Religious practices should be 'respected': Smriti Irani on Sabarimala row
Amid protests against the Supreme Court order opening the temple to women of all ages, Irani had in October said that the right to pray did not mean the right to desecrate.
New Delhi: Amid a row over the entry of women of menstrual age into Sabarimala temple, Union Minister Smriti Irani said Friday that religious practices should be "respected" and anyone breaching them just to "make headlines" would do a great disservice to the country's diversity.
She said this during an event on Delhi University campus in response to a question from a student on Irani's recent comments on the issue where she said that the right to pray did not mean the right to desecrate.
"I speak from personal experience. And, I said that publicly when I made that comment. I am married to a Zoroastrian, i.E., a Parsi, and by law, I am not allowed (to enter fire temple). And, by law means not by the Constitution but by laws that govern that particular religious practice," she said.
"Irrespective of how empowered I am, I am not allowed to enter a fire temple," Irani told a gathering of students at a business conclave event at Shri Ram College of Commerce here. The textile minister said her earlier comments on the issue was to tell that there are religious practices across different communities.
"I have not gone to the Supreme Court, to tell Supreme Court to give me the power to barge into a fire temple, because I respect the religious beliefs of the community that I am associated with. "That community says, I will not have access to a fire temple. I have to stand on the road when my children are inside, praying," she said.
She was asked why should there be a blanket restriction on women's entry to the Lord Ayyappa Temple in Sabarimala, over objections from certain quarters. "It is incumbent upon you to respect that religious practice because the Constitution gives us rights to be free, but it also impinges upon us responsibilities towards fellow citizens," she said.
Irani said there are "many temples" across the country, where "men are not allowed". There are many churches, many mosques where restrictions are given for religious practices to be undertaken, she said. "As individuals, it is our responsibility, given the diverse nature of communities in our country, to respect those tenets, and those practices.
"Do we breach practices only because we seek to make headlines or do we talk about only and only matters of faith. And, that is where my comments came from," she said. "That if I breach somebody's religious practice only because my face will be in the newspaper, then I do great disservice to the diversity of India," Irani said.
On September 28 last year, a five-judge Constitution bench of the Supreme Court, headed by then Chief Justice Dipak Misra, lifted the ban on entry of women of menstrual age into the shrine. Amid protests against the Supreme Court order opening the temple to women of all ages, Irani had in October said that the right to pray did not mean the right to desecrate.

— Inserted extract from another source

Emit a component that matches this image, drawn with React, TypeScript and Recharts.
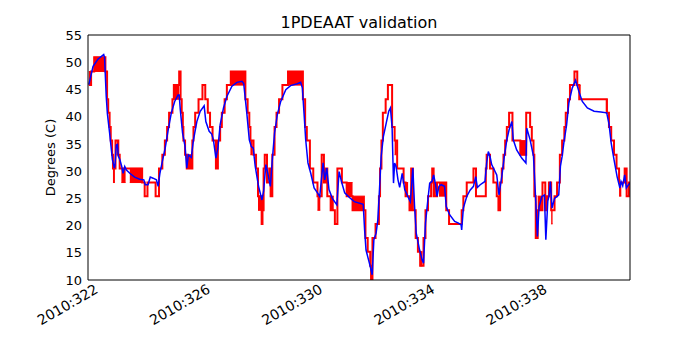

"I am nobody to speak against the Supreme Court verdict as I am a serving cabinet minister. But just plain common sense is that would you carry a napkin seeped with menstrual blood and walk into a friend's house. You would not," she had said then, adding, "And would you think it is respectful to do the same when you walk into the house of god? That is the difference. I have the right to pray, but no right to desecrate. That is the difference that we need to recognise and respect."
Besides, the minister was asked about the allegation that the BJP-led government hid important unemployment statistics which purportedly led to resignation of key people in the National Statistical Commission.
"I am happy that you asked this question because it gives me a sense of the distortion that is being done amongst people with regards to...Fake news," Irani said in response. The minister referred to initiatives such as the Rs 6,000-crore package to apparel manufacturers, 1.3 crore homes built by the present government, 1.7 crore capital assets built across the country by the present government through MNREGA and plan of building 1 lakh well-ness centres across the country to counter the lack of job creation narrative.
"If you look at the figures, they speak for themselves...," Irani said. She claimed that before the present BJP-led government assumed, rural job guarantee scheme MNREGA was used so that doles could be given out and no capital assets could be built for the country.
"We insisted that you build capital assets and as compared to previous government where only 20 lakh such assets were made we ensured that 1.7 crore capital assets are built by those very fellow citizens who were part of a pre-existing opportunity," said the minister.